Era quase hora do almoço quando três crianças entraram no casebre de pau a pique, pulando a vala de esgoto na rua de terra. Vinham da escola, e as primeiras palavras dirigidas à avó na porta da cozinha foram queixas de fome. Era o segundo dia consecutivo em que os netos voltavam para casa reclamando de que não haviam recebido merenda no intervalo da aula.
A dois quilômetros do vilarejo no interior de Sergipe, o prefeito de Maruim, Jeferson Santana (PMDB), entrava no seu Toyota Corolla rumo ao Tribunal de Contas do Estado.
O órgão ameaça bloquear as contas da prefeitura por atrasos no pagamento de servidores.
Apesar de toda essa situação, o salário do prefeito, reeleito, foi fixado em R$ 30 mil para o próximo mandato (2017 a 2020). É mais do que ganha o presidente Michel Temer (R$ 27 mil). E o município sergipano de apenas 17 mil habitantes não está sozinho nessa farra.
O GLOBO identificou cidades em pelo menos quatro estados (Sergipe, Ceará, Rio Grande do Norte e Mato Grosso do Sul).
O GLOBO estava no casebre da família quando as crianças chegaram. Maria de Fátima contava que nem banheiro havia na casa. Para comer, somente ovos. Ela vive na Rua do Osso, no povoado São Vicente, há 21 anos à espera de casas populares num terreno ao lado, cuja obra está parada desde 2015.
A cidade vizinha, Santo Amaro das Brotas — ainda menor (12 mil habitantes) —, seguiu o mesmo caminho de Maruim.
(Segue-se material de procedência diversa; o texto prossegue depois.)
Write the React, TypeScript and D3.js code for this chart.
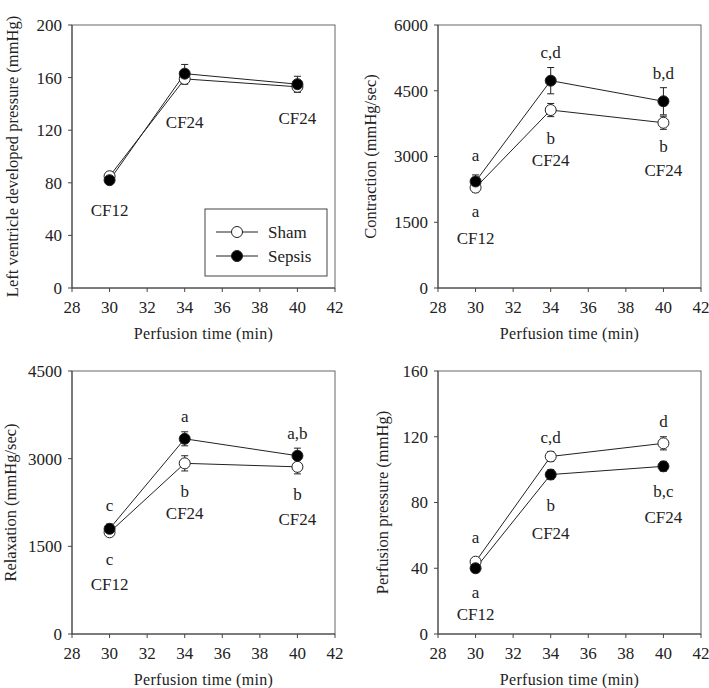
import React from "react";
import * as d3 from "d3";

// perfusion time points (min)
const times = [30, 34, 40];
const xTicks = [28, 30, 32, 34, 36, 38, 40, 42];

// Left ventricle developed pressure (mmHg)
const lvdpSham = [85, 159, 153];
const lvdpShamErr = [3, 4, 4];
const lvdpSepsis = [82, 163, 155];
const lvdpSepsisErr = [3, 7, 6];
const lvdpNotes = [
  { t: 30, v: 59, text: "CF12" },
  { t: 34, v: 126, text: "CF24" },
  { t: 40, v: 129, text: "CF24" },
];

// Contraction (mmHg/sec)
const conSham = [2290, 4060, 3770];
const conShamErr = [100, 150, 150];
const conSepsis = [2430, 4730, 4260];
const conSepsisErr = [150, 300, 310];
const conNotes = [
  { t: 30, v: 3030, text: "a" },
  { t: 30, v: 1750, text: "a" },
  { t: 30, v: 1150, text: "CF12" },
  { t: 34, v: 5380, text: "c,d" },
  { t: 34, v: 3420, text: "b" },
  { t: 34, v: 2910, text: "CF24" },
  { t: 40, v: 4900, text: "b,d" },
  { t: 40, v: 3230, text: "b" },
  { t: 40, v: 2690, text: "CF24" },
];

// Relaxation (mmHg/sec)
const relSham = [1740, 2920, 2860];
const relShamErr = [60, 130, 120];
const relSepsis = [1800, 3340, 3050];
const relSepsisErr = [80, 120, 130];
const relNotes = [
  { t: 30, v: 2210, text: "c" },
  { t: 30, v: 1280, text: "c" },
  { t: 30, v: 860, text: "CF12" },
  { t: 34, v: 3730, text: "a" },
  { t: 34, v: 2450, text: "b" },
  { t: 34, v: 2070, text: "CF24" },
  { t: 40, v: 3440, text: "a,b" },
  { t: 40, v: 2400, text: "b" },
  { t: 40, v: 1970, text: "CF24" },
];

// Perfusion pressure (mmHg)
const ppSham = [44, 108, 116];
const ppShamErr = [2, 3, 4];
const ppSepsis = [40, 97, 102];
const ppSepsisErr = [2, 3, 3];
const ppNotes = [
  { t: 30, v: 59, text: "a" },
  { t: 30, v: 25.7, text: "a" },
  { t: 30, v: 12.2, text: "CF12" },
  { t: 34, v: 119.8, text: "c,d" },
  { t: 34, v: 78.5, text: "b" },
  { t: 34, v: 61.6, text: "CF24" },
  { t: 40, v: 129.8, text: "d" },
  { t: 40, v: 87.2, text: "b,c" },
  { t: 40, v: 71.2, text: "CF24" },
];

const FONT = "'Liberation Serif', 'Times New Roman', 'DejaVu Serif', serif";
const INK = "#222";
const AXIS = "#444";

type Note = { t: number; v: number; text: string };

type PanelProps = {
  left: number;
  top: number;
  yMax: number;
  yStep: number;
  yLabel: string;
  labelGap: number;
  sham: number[];
  shamErr: number[];
  sepsis: number[];
  sepsisErr: number[];
  notes: Note[];
  legend?: boolean;
};

const W = 263;
const H = 263;

function Panel(p: PanelProps) {
  const x = d3.scaleLinear().domain([28, 42]).range([0, W]);
  const y = d3.scaleLinear().domain([0, p.yMax]).range([H, 0]);
  const yTicks = d3.range(0, p.yMax + 1, p.yStep);
  const line = d3
    .line<number>()
    .x((_, i) => x(times[i]))
    .y((d) => y(d));

  const errBars = (vals: number[], errs: number[]) =>
    vals.map((v, i) => {
      const cx = x(times[i]);
      const y1 = y(v + errs[i]);
      const y2 = y(v - errs[i]);
      return (
        <g key={i} stroke={INK} strokeWidth={1}>
          <line x1={cx} x2={cx} y1={y1} y2={y2} />
          <line x1={cx - 3.5} x2={cx + 3.5} y1={y1} y2={y1} />
          <line x1={cx - 3.5} x2={cx + 3.5} y1={y2} y2={y2} />
        </g>
      );
    });

  return (
    <g transform={`translate(${p.left},${p.top})`} style={{ fontFamily: FONT }} fill={INK}>
      <rect x={0} y={0} width={W} height={H} fill="none" stroke="#666" strokeWidth={1} />
      <line x1={0} x2={0} y1={0} y2={H} stroke={AXIS} />
      <line x1={0} x2={W} y1={H} y2={H} stroke={AXIS} />

      {yTicks.map((t) => (
        <g key={t} transform={`translate(0,${y(t)})`}>
          <line x1={-4} x2={0} stroke={AXIS} />
          <text x={-10} dy="0.35em" textAnchor="end" fontSize={17}>
            {t}
          </text>
        </g>
      ))}
      {xTicks.map((t) => (
        <g key={t} transform={`translate(${x(t)},${H})`}>
          <line y1={0} y2={4} stroke={AXIS} />
          <text y={25} textAnchor="middle" fontSize={17}>
            {t}
          </text>
        </g>
      ))}

      <text x={W / 2} y={H + 51} textAnchor="middle" fontSize={16} letterSpacing={0.3}>
        Perfusion time (min)
      </text>
      <text
        transform={`translate(${-p.labelGap},${H / 2}) rotate(-90)`}
        textAnchor="middle"
        fontSize={16.5}
      >
        {p.yLabel}
      </text>

      <path d={line(p.sham) || ""} fill="none" stroke={INK} strokeWidth={1} />
      <path d={line(p.sepsis) || ""} fill="none" stroke={INK} strokeWidth={1} />
      {errBars(p.sham, p.shamErr)}
      {errBars(p.sepsis, p.sepsisErr)}
      {p.sham.map((v, i) => (
        <circle key={"s" + i} cx={x(times[i])} cy={y(v)} r={5.5} fill="#fff" stroke={INK} strokeWidth={1} />
      ))}
      {p.sepsis.map((v, i) => (
        <circle key={"p" + i} cx={x(times[i])} cy={y(v)} r={5.5} fill="#000" stroke={INK} strokeWidth={1} />
      ))}

      {p.notes.map((n, i) => (
        <text key={i} x={x(n.t)} y={y(n.v)} dy="0.35em" textAnchor="middle" fontSize={17}>
          {n.text}
        </text>
      ))}

      {p.legend && (
        <g transform="translate(133,184)">
          <rect x={0} y={0} width={122} height={67} fill="#fff" stroke={AXIS} strokeWidth={1} />
          <line x1={11} x2={53} y1={23} y2={23} stroke={INK} />
          <circle cx={32} cy={23} r={5.5} fill="#fff" stroke={INK} />
          <text x={63} y={23} dy="0.35em" fontSize={17}>Sham</text>
          <line x1={11} x2={53} y1={47} y2={47} stroke={INK} />
          <circle cx={32} cy={47} r={5.5} fill="#000" stroke={INK} />
          <text x={63} y={47} dy="0.35em" fontSize={17}>Sepsis</text>
        </g>
      )}
    </g>
  );
}

export default function App() {
  return (
    <svg width={709} height={688} style={{ display: "block", position: "absolute", left: 0, top: 0 }}>
      <rect width={709} height={688} fill="#fff" />
      <Panel
        left={72}
        top={25}
        yMax={200}
        yStep={40}
        yLabel="Left ventricle developed pressure (mmHg)"
        labelGap={54}
        sham={lvdpSham}
        shamErr={lvdpShamErr}
        sepsis={lvdpSepsis}
        sepsisErr={lvdpSepsisErr}
        notes={lvdpNotes}
        legend
      />
      <Panel
        left={438}
        top={25}
        yMax={6000}
        yStep={1500}
        yLabel="Contraction (mmHg/sec)"
        labelGap={62}
        sham={conSham}
        shamErr={conShamErr}
        sepsis={conSepsis}
        sepsisErr={conSepsisErr}
        notes={conNotes}
      />
      <Panel
        left={72}
        top={371}
        yMax={4500}
        yStep={1500}
        yLabel="Relaxation (mmHg/sec)"
        labelGap={56}
        sham={relSham}
        shamErr={relShamErr}
        sepsis={relSepsis}
        sepsisErr={relSepsisErr}
        notes={relNotes}
      />
      <Panel
        left={438}
        top={371}
        yMax={160}
        yStep={40}
        yLabel="Perfusion pressure (mmHg)"
        labelGap={50}
        sham={ppSham}
        shamErr={ppShamErr}
        sepsis={ppSepsis}
        sepsisErr={ppSepsisErr}
        notes={ppNotes}
      />
    </svg>
  );
}
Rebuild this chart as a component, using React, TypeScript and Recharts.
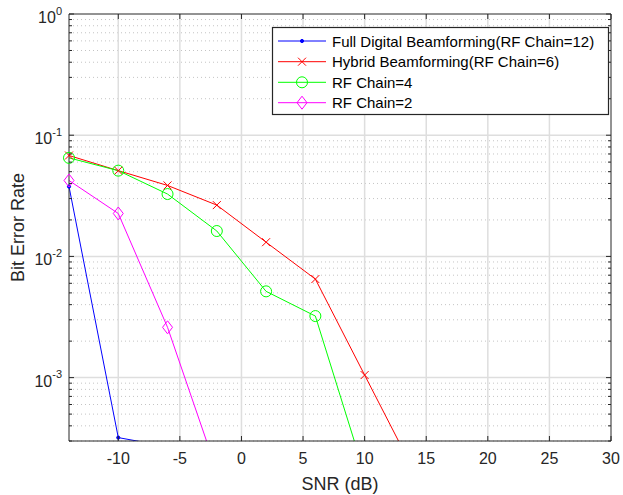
import { LineChart, Line, XAxis, YAxis, ReferenceLine } from 'recharts';

// SNR ticks and BER decade / minor grid values
const snrTicks = [-10, -5, 0, 5, 10, 15, 20, 25, 30];
const snrGrid = [-10, -5, 0, 5, 10, 15, 20, 25];
const berMajor = [1e-3, 1e-2, 1e-1, 1];
const berMinor = [
  3e-4, 4e-4, 5e-4, 6e-4, 7e-4, 8e-4, 9e-4,
  2e-3, 3e-3, 4e-3, 5e-3, 6e-3, 7e-3, 8e-3, 9e-3,
  2e-2, 3e-2, 4e-2, 5e-2, 6e-2, 7e-2, 8e-2, 9e-2,
  0.2, 0.3, 0.4, 0.5, 0.6, 0.7, 0.8, 0.9,
];
const berTicks = [...berMinor, ...berMajor].sort((a, b) => a - b);
const BER_MIN = 3e-4;

// series (last points fall below the visible range)
const fullSnr = [-14, -10, -6];
const fullBer = [0.0377, 3.2e-4, 2.7e-4];
const hybridSnr = [-14, -10, -6, -2, 2, 6, 10, 14];
const hybridBer = [0.068, 0.051, 0.0385, 0.0265, 0.0131, 0.0065, 0.00105, 0.00017];
const rf4Snr = [-14, -10, -6, -2, 2, 6, 10];
const rf4Ber = [0.065, 0.051, 0.0327, 0.0162, 0.00515, 0.00322, 0.00016];
const rf2Snr = [-14, -10, -6, -2];
const rf2Ber = [0.0423, 0.0226, 0.0026, 0.00017];

const seriesNames = [
  'Full Digital Beamforming(RF Chain=12)',
  'Hybrid Beamforming(RF Chain=6)',
  'RF Chain=4',
  'RF Chain=2',
];
const seriesColors = ['#0000ff', '#ff0000', '#00ff00', '#ff00ff'];
const seriesMarkers = ['dot', 'x', 'circle', 'diamond'];

const toRows = (xs: number[], ys: number[]) => xs.map((snr, i) => ({ snr, ber: ys[i] }));

const seriesData = [
  toRows(fullSnr, fullBer),
  toRows(hybridSnr, hybridBer),
  toRows(rf4Snr, rf4Ber),
  toRows(rf2Snr, rf2Ber),
];
// only the points inside the visible range get a marker (not clipped at the axes, like MATLAB)
const markerData = seriesData.map((rows) => rows.filter((r) => r.ber >= BER_MIN));

const FONT = '"Liberation Sans", Arial, Helvetica, sans-serif';
const AXIS = '#262626';

function Marker({ kind, cx, cy, color }: { kind: string; cx: number; cy: number; color: string }) {
  if (kind === 'dot') return <circle cx={cx} cy={cy} r={1.6} fill={color} stroke={color} />;
  if (kind === 'x')
    return (
      <g stroke={color} strokeWidth={1}>
        <line x1={cx - 4} y1={cy - 4} x2={cx + 4} y2={cy + 4} />
        <line x1={cx - 4} y1={cy + 4} x2={cx + 4} y2={cy - 4} />
      </g>
    );
  if (kind === 'circle') return <circle cx={cx} cy={cy} r={5.5} fill="none" stroke={color} strokeWidth={1} />;
  return (
    <polygon
      points={`${cx},${cy - 6.5} ${cx + 5},${cy} ${cx},${cy + 6.5} ${cx - 5},${cy}`}
      fill="none"
      stroke={color}
      strokeWidth={1}
    />
  );
}

const exponent = (v: number) => {
  const e = Math.round(Math.log10(v));
  return e === 0 ? '0' : `-${-e}`;
};
const isMajor = (v: number) => berMajor.some((m) => Math.abs(m - v) / m < 1e-6);

function BottomTick({ x, y, payload }: any) {
  return (
    <g>
      <line x1={x} y1={y} x2={x} y2={y - 5} stroke={AXIS} />
      <text x={x} y={y + 23} textAnchor="middle" fontSize={16} fontFamily={FONT} fill={AXIS}>
        {payload.value}
      </text>
    </g>
  );
}

function TopTick({ x, y }: any) {
  return <line x1={x} y1={y} x2={x} y2={y + 5} stroke={AXIS} />;
}

function LeftTick({ x, y, payload }: any) {
  const major = isMajor(payload.value);
  return (
    <g>
      <line x1={x} y1={y} x2={x + (major ? 5 : 3)} y2={y} stroke={AXIS} />
      {major && (
        <text x={x - 7} y={y + 9} textAnchor="end" fontSize={16} fontFamily={FONT} fill={AXIS}>
          <tspan>10</tspan>
          <tspan dy={-8.5} fontSize={11}>{exponent(payload.value)}</tspan>
        </text>
      )}
    </g>
  );
}

function RightTick({ x, y, payload }: any) {
  const major = isMajor(payload.value);
  return <line x1={x} y1={y} x2={x - (major ? 5 : 3)} y2={y} stroke={AXIS} />;
}

function YLabel({ viewBox }: any) {
  const vb = viewBox || { x: 0, y: 14, width: 69, height: 427 };
  const cx = vb.x + 18;
  const cy = vb.y + vb.height / 2;
  return (
    <text
      x={cx}
      y={cy}
      transform={`rotate(-90, ${cx}, ${cy})`}
      textAnchor="middle"
      dominantBaseline="central"
      fontSize={18}
      fontFamily={FONT}
      fill={AXIS}
    >
      Bit Error Rate
    </text>
  );
}

function XLabel({ viewBox }: any) {
  const vb = viewBox || { x: 69, y: 441, width: 542, height: 54 };
  return (
    <text x={vb.x + vb.width / 2} y={vb.y + 49} textAnchor="middle" fontSize={18} fontFamily={FONT} fill={AXIS}>
      SNR (dB)
    </text>
  );
}

function LegendBox() {
  const rowY = [14, 34.7, 55.3, 75.7];
  return (
    <svg
      width={337}
      height={88}
      style={{ position: 'absolute', left: 271.5, top: 26.5, overflow: 'visible' }}
    >
      <rect x={0.5} y={0.5} width={336} height={87} fill="#ffffff" stroke={AXIS} strokeWidth={1.2} />
      {seriesNames.map((name, i) => (
        <g key={name}>
          <line x1={6} y1={rowY[i]} x2={54} y2={rowY[i]} stroke={seriesColors[i]} strokeWidth={1} />
          <Marker kind={seriesMarkers[i]} cx={30} cy={rowY[i]} color={seriesColors[i]} />
          <text x={60} y={rowY[i] + 5.5} fontSize={15} fontFamily={FONT} fill="#000000">
            {name}
          </text>
        </g>
      ))}
    </svg>
  );
}

export default function App() {
  return (
    <div style={{ position: 'absolute', left: 0, top: 0, width: 623, height: 495, background: '#ffffff' }}>
      <LineChart width={623} height={495} margin={{ top: 0, right: 0, bottom: 0, left: 0 }}>
        <XAxis
          xAxisId="bottom"
          type="number"
          dataKey="snr"
          domain={[-14, 30]}
          ticks={snrTicks}
          interval={0}
          allowDataOverflow
          height={54}
          tickSize={0}
          tickMargin={0}
          tickLine={false}
          tick={<BottomTick />}
          axisLine={{ stroke: AXIS }}
          label={<XLabel />}
        />
        <XAxis
          xAxisId="top"
          orientation="top"
          type="number"
          dataKey="snr"
          domain={[-14, 30]}
          ticks={snrTicks}
          interval={0}
          height={14}
          tickSize={0}
          tickMargin={0}
          tickLine={false}
          tick={<TopTick />}
          axisLine={{ stroke: AXIS }}
        />
        <YAxis
          yAxisId="left"
          type="number"
          scale="log"
          domain={[BER_MIN, 1]}
          ticks={berTicks}
          interval={0}
          allowDataOverflow
          width={69}
          tickSize={0}
          tickMargin={0}
          tickLine={false}
          tick={<LeftTick />}
          axisLine={{ stroke: AXIS }}
          label={<YLabel />}
        />
        <YAxis
          yAxisId="right"
          orientation="right"
          type="number"
          scale="log"
          domain={[BER_MIN, 1]}
          ticks={berTicks}
          interval={0}
          width={12}
          tickSize={0}
          tickMargin={0}
          tickLine={false}
          tick={<RightTick />}
          axisLine={{ stroke: AXIS }}
        />

        {berMinor.map((v) => (
          <ReferenceLine
            key={`minor-${v}`}
            xAxisId="bottom"
            yAxisId="left"
            y={v}
            stroke="#c4c4c4"
            strokeDasharray="1 3"
          />
        ))}
        {berMajor.slice(0, 3).map((v) => (
          <ReferenceLine key={`major-${v}`} xAxisId="bottom" yAxisId="left" y={v} stroke="#dedede" strokeWidth={1.5} />
        ))}
        {snrGrid.map((v) => (
          <ReferenceLine key={`vx-${v}`} xAxisId="bottom" yAxisId="left" x={v} stroke="#dedede" strokeWidth={1.5} />
        ))}

        {seriesData.map((rows, i) => (
          <Line
            key={seriesNames[i]}
            xAxisId="bottom"
            yAxisId="left"
            data={rows}
            dataKey="ber"
            name={seriesNames[i]}
            type="linear"
            stroke={seriesColors[i]}
            strokeWidth={1}
            isAnimationActive={false}
            activeDot={false}
            dot={false}
          />
        ))}
        {markerData.map((rows, i) => (
          <Line
            key={`m-${seriesNames[i]}`}
            xAxisId="top"
            yAxisId="right"
            data={rows}
            dataKey="ber"
            stroke="none"
            isAnimationActive={false}
            activeDot={false}
            legendType="none"
            dot={(p: any) => (
              <Marker key={`${i}-${p.index}`} kind={seriesMarkers[i]} cx={p.cx} cy={p.cy} color={seriesColors[i]} />
            )}
          />
        ))}
      </LineChart>
      <LegendBox />
    </div>
  );
}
Lá, foi aprovado um salário de R$ 33 mil para o próximo governante.
No agreste sergipano, em Ribeirópolis, no mesmo mês (setembro) em que a prefeitura decretou situação de emergência por causa da seca, o Legislativo aprovou o novo salário para o prefeito que assumirá em 2017: R$ 30.386. A cidade tem 18 mil habitantes e quase um terço (31%) vive em situação de pobreza. Há famílias cuja renda é menor que um salário-mínimo, como as que vivem do lixão da cidade. A 15 minutos de carro da prefeitura, moradores do povoado Lagoa das Esperas não têm o básico, como água encanada. Para abastecer a casa, é preciso ir até uma caixa d’água comunitária.
O GLOBO passou a última quarta-feira na cidade, onde tentou falar com o prefeito João de Nega (PSB), mas ele não foi encontrado.
O promotor de Justiça de Ribeirópolis, Diego Gouveia Pessoa de Lima, classificou esses reajustes de imorais, mas explicou que eles são juridicamente legais:
— O que o Ministério Público pode fazer é tentar contestá-lo, questionando, por exemplo, por que foi acima da inflação? Analisar as contas do município e ver se está tudo em dia, se ele está cumprindo o limite de gasto com pessoal. Se não, podemos pedir a anulação — disse.